(REQUEST) Copy out all the lines exactly. Omit pictures.

--- Start GIVEN INFORMATION ---

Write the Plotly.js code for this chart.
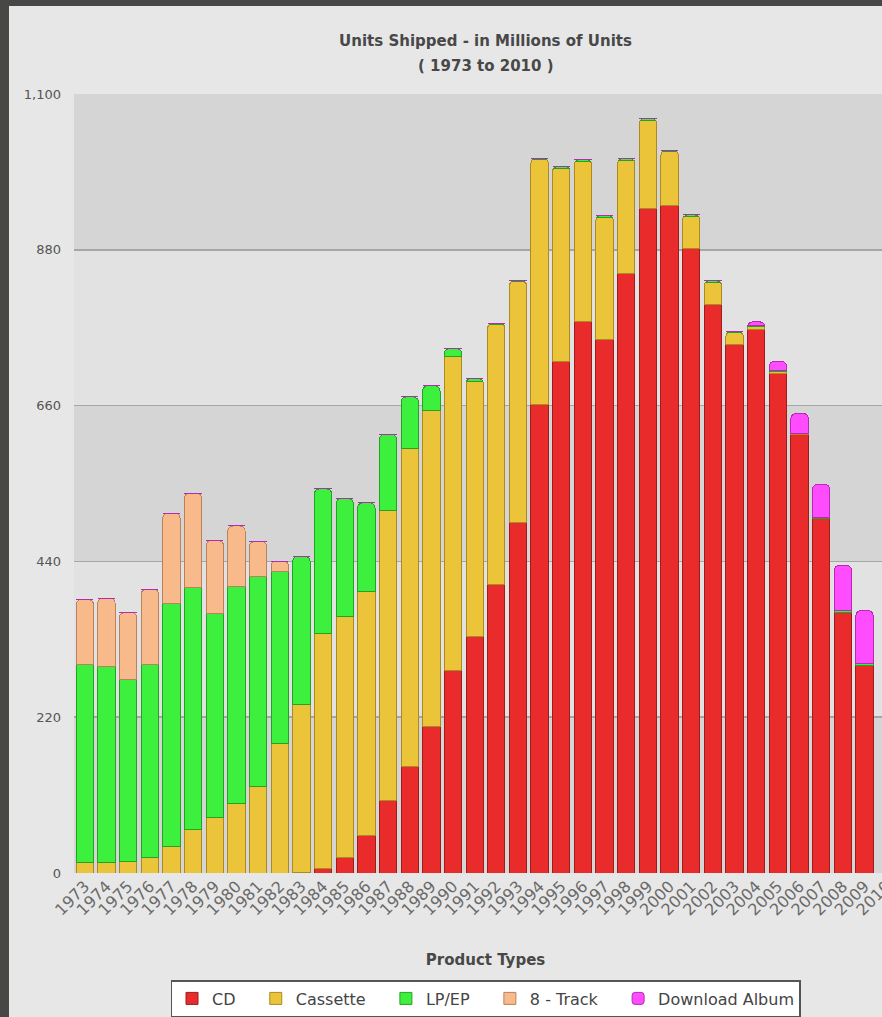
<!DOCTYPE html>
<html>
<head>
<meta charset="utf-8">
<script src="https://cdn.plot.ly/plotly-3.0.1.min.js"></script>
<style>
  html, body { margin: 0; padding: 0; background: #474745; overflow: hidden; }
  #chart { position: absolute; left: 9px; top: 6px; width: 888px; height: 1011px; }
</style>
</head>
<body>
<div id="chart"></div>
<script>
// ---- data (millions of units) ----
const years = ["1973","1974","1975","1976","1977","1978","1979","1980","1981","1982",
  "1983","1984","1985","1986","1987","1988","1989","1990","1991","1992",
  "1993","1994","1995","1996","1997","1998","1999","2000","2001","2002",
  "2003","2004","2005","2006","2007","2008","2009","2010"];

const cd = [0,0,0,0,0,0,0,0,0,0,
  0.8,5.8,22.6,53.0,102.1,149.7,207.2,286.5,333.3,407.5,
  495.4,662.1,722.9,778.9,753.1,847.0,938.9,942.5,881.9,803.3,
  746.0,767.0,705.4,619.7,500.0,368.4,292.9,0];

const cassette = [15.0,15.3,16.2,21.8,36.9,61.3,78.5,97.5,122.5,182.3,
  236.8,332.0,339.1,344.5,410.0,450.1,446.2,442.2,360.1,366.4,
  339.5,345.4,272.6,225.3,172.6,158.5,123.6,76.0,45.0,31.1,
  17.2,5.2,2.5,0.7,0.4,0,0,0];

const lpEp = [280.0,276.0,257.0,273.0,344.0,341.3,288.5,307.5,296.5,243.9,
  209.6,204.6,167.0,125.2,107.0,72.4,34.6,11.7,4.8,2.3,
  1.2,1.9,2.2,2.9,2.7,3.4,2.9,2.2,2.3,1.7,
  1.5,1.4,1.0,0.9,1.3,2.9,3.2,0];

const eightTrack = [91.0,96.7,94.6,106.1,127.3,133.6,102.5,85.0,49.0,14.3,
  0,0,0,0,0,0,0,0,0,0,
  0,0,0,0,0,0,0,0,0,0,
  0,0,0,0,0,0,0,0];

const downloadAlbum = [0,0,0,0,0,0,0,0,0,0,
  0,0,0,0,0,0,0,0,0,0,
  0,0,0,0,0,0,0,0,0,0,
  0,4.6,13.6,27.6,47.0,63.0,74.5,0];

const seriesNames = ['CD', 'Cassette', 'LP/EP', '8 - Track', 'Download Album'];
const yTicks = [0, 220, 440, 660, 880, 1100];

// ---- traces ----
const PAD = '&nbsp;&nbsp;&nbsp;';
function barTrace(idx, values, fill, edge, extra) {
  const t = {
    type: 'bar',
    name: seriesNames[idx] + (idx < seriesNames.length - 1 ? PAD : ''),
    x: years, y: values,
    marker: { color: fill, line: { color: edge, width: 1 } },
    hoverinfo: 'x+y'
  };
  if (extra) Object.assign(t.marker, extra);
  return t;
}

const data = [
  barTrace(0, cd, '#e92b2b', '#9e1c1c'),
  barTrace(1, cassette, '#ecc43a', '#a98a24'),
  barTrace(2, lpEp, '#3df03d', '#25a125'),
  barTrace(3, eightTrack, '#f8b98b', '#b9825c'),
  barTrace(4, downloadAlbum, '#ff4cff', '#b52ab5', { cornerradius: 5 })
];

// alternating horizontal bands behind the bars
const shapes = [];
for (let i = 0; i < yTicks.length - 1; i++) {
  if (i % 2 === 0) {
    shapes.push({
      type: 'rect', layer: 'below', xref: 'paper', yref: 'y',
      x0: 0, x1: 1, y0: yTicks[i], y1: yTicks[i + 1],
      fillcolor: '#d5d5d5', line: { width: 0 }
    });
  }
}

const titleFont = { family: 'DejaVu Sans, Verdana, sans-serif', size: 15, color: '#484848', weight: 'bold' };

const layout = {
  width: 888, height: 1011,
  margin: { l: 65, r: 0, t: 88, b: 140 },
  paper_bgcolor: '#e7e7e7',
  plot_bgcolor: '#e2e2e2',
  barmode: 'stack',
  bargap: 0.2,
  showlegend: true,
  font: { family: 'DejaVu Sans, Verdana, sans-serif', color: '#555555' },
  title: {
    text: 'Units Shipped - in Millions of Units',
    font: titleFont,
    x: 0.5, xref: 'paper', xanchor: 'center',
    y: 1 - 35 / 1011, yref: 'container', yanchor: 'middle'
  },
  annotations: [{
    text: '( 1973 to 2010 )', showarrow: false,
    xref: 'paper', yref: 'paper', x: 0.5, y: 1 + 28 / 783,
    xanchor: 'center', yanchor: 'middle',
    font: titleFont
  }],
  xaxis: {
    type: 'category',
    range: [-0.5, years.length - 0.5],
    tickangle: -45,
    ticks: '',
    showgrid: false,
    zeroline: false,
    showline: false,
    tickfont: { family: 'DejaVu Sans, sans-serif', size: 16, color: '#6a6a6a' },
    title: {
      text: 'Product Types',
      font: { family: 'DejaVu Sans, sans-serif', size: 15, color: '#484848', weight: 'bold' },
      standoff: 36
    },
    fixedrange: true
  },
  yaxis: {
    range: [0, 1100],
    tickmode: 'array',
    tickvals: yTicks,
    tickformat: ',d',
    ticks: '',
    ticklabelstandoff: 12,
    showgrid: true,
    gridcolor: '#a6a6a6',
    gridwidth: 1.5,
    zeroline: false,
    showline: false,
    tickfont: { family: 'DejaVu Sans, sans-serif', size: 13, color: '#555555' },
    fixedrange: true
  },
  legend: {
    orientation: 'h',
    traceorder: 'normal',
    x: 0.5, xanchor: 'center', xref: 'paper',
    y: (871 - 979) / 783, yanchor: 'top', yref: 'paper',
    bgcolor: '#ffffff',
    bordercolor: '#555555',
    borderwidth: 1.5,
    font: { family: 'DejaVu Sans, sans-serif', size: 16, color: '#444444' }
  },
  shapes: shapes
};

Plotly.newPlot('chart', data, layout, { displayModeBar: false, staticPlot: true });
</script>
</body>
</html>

--- End GIVEN INFORMATION ---

(ANSWER FOR THIS EXERCISE)
Write the Plotly.js code for this chart.
<!DOCTYPE html>
<html>
<head>
<meta charset="utf-8">
<script src="https://cdn.plot.ly/plotly-3.0.1.min.js"></script>
<style>
  html, body { margin: 0; padding: 0; background: #474745; overflow: hidden; }
  #chart { position: absolute; left: 9px; top: 6px; width: 888px; height: 1011px; }
</style>
</head>
<body>
<div id="chart"></div>
<script>
// ---- data (millions of units) ----
const years = ["1973","1974","1975","1976","1977","1978","1979","1980","1981","1982",
  "1983","1984","1985","1986","1987","1988","1989","1990","1991","1992",
  "1993","1994","1995","1996","1997","1998","1999","2000","2001","2002",
  "2003","2004","2005","2006","2007","2008","2009","2010"];

const cd = [0,0,0,0,0,0,0,0,0,0,
  0.8,5.8,22.6,53.0,102.1,149.7,207.2,286.5,333.3,407.5,
  495.4,662.1,722.9,778.9,753.1,847.0,938.9,942.5,881.9,803.3,
  746.0,767.0,705.4,619.7,500.0,368.4,292.9,0];

const cassette = [15.0,15.3,16.2,21.8,36.9,61.3,78.5,97.5,122.5,182.3,
  236.8,332.0,339.1,344.5,410.0,450.1,446.2,442.2,360.1,366.4,
  339.5,345.4,272.6,225.3,172.6,158.5,123.6,76.0,45.0,31.1,
  17.2,5.2,2.5,0.7,0.4,0,0,0];

const lpEp = [280.0,276.0,257.0,273.0,344.0,341.3,288.5,307.5,296.5,243.9,
  209.6,204.6,167.0,125.2,107.0,72.4,34.6,11.7,4.8,2.3,
  1.2,1.9,2.2,2.9,2.7,3.4,2.9,2.2,2.3,1.7,
  1.5,1.4,1.0,0.9,1.3,2.9,3.2,0];

const eightTrack = [91.0,96.7,94.6,106.1,127.3,133.6,102.5,85.0,49.0,14.3,
  0,0,0,0,0,0,0,0,0,0,
  0,0,0,0,0,0,0,0,0,0,
  0,0,0,0,0,0,0,0];

const downloadAlbum = [0,0,0,0,0,0,0,0,0,0,
  0,0,0,0,0,0,0,0,0,0,
  0,0,0,0,0,0,0,0,0,0,
  0,4.6,13.6,27.6,47.0,63.0,74.5,0];

const seriesNames = ['CD', 'Cassette', 'LP/EP', '8 - Track', 'Download Album'];
const yTicks = [0, 220, 440, 660, 880, 1100];

// ---- traces ----
const PAD = '&nbsp;&nbsp;&nbsp;';
function barTrace(idx, values, fill, edge, extra) {
  const t = {
    type: 'bar',
    name: seriesNames[idx] + (idx < seriesNames.length - 1 ? PAD : ''),
    x: years, y: values,
    marker: { color: fill, line: { color: edge, width: 1 } },
    hoverinfo: 'x+y'
  };
  if (extra) Object.assign(t.marker, extra);
  return t;
}

const data = [
  barTrace(0, cd, '#e92b2b', '#9e1c1c'),
  barTrace(1, cassette, '#ecc43a', '#a98a24'),
  barTrace(2, lpEp, '#3df03d', '#25a125'),
  barTrace(3, eightTrack, '#f8b98b', '#b9825c'),
  barTrace(4, downloadAlbum, '#ff4cff', '#b52ab5', { cornerradius: 5 })
];

// alternating horizontal bands behind the bars
const shapes = [];
for (let i = 0; i < yTicks.length - 1; i++) {
  if (i % 2 === 0) {
    shapes.push({
      type: 'rect', layer: 'below', xref: 'paper', yref: 'y',
      x0: 0, x1: 1, y0: yTicks[i], y1: yTicks[i + 1],
      fillcolor: '#d5d5d5', line: { width: 0 }
    });
  }
}

const titleFont = { family: 'DejaVu Sans, Verdana, sans-serif', size: 15, color: '#484848', weight: 'bold' };

const layout = {
  width: 888, height: 1011,
  margin: { l: 65, r: 0, t: 88, b: 140 },
  paper_bgcolor: '#e7e7e7',
  plot_bgcolor: '#e2e2e2',
  barmode: 'stack',
  bargap: 0.2,
  showlegend: true,
  font: { family: 'DejaVu Sans, Verdana, sans-serif', color: '#555555' },
  title: {
    text: 'Units Shipped - in Millions of Units',
    font: titleFont,
    x: 0.5, xref: 'paper', xanchor: 'center',
    y: 1 - 35 / 1011, yref: 'container', yanchor: 'middle'
  },
  annotations: [{
    text: '( 1973 to 2010 )', showarrow: false,
    xref: 'paper', yref: 'paper', x: 0.5, y: 1 + 28 / 783,
    xanchor: 'center', yanchor: 'middle',
    font: titleFont
  }],
  xaxis: {
    type: 'category',
    range: [-0.5, years.length - 0.5],
    tickangle: -45,
    ticks: '',
    showgrid: false,
    zeroline: false,
    showline: false,
    tickfont: { family: 'DejaVu Sans, sans-serif', size: 16, color: '#6a6a6a' },
    title: {
      text: 'Product Types',
      font: { family: 'DejaVu Sans, sans-serif', size: 15, color: '#484848', weight: 'bold' },
      standoff: 36
    },
    fixedrange: true
  },
  yaxis: {
    range: [0, 1100],
    tickmode: 'array',
    tickvals: yTicks,
    tickformat: ',d',
    ticks: '',
    ticklabelstandoff: 12,
    showgrid: true,
    gridcolor: '#a6a6a6',
    gridwidth: 1.5,
    zeroline: false,
    showline: false,
    tickfont: { family: 'DejaVu Sans, sans-serif', size: 13, color: '#555555' },
    fixedrange: true
  },
  legend: {
    orientation: 'h',
    traceorder: 'normal',
    x: 0.5, xanchor: 'center', xref: 'paper',
    y: (871 - 979) / 783, yanchor: 'top', yref: 'paper',
    bgcolor: '#ffffff',
    bordercolor: '#555555',
    borderwidth: 1.5,
    font: { family: 'DejaVu Sans, sans-serif', size: 16, color: '#444444' }
  },
  shapes: shapes
};

Plotly.newPlot('chart', data, layout, { displayModeBar: false, staticPlot: true });
</script>
</body>
</html>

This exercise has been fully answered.